Arcadia-Science / ProteinCartography

a pipeline to build similarity maps of protein space
MIT License
30 stars 10 forks source link

Add parameter for user to define hits must be certain % of the length of the reference protein to include in results #34

Closed elizabethmcd closed 1 year ago

elizabethmcd commented 1 year ago

Some hits come back with a very high Tm score but are often times less than 50% of the length of the reference protein. An example of this is a query that is a full-length reference protein having good Tm scores to proteins that are maybe 20% of the length of the reference protein because they are partial clone sequences and not full-length proteins. A good option to circumvent this is to add an option where the user defines what percent length of the reference query the hits must be (like 70%), add that filter prior to clustering and only plot the results for proteins that pass that filter. This will help with sifting out things that sometimes might technically be good hits but are essentially trash

mezarque commented 1 year ago

This sounds great!

I think there should probably be other filtering in addition to the things you mentioned. Uniprot theoretically has a fragment field that can be returned, although it doesn't seem the pipeline retrieves that information yet.
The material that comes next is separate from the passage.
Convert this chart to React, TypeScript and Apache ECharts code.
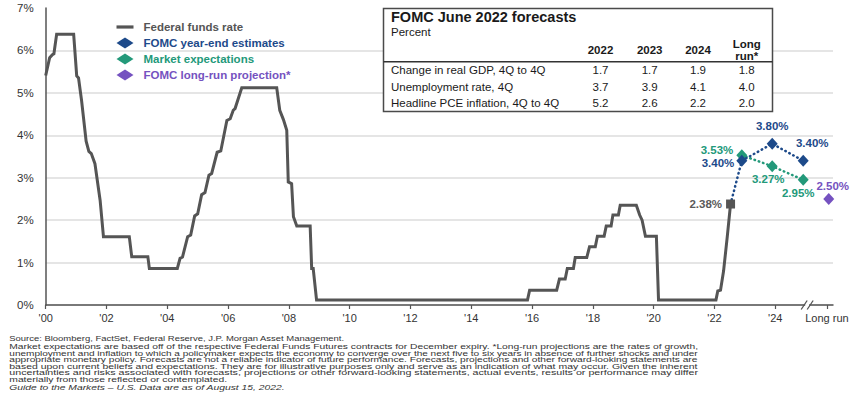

I will look into this and add some filtering options based on minimum protein length (or fraction of input protein), protein fragment information, and also other things like sequence version (the pipeline currently also retrieves out-of-date or not-maintained proteins). By default the pipeline will probably filter out out-of-date and fragmentary proteins, and the user will be able to decide whether to be more stringent or to relax from there.

mezarque commented 1 year ago

A version of this is included as part of #39 - you can specify in the config YAML a min_length and max_length parameter, which is an integer number of amino acids.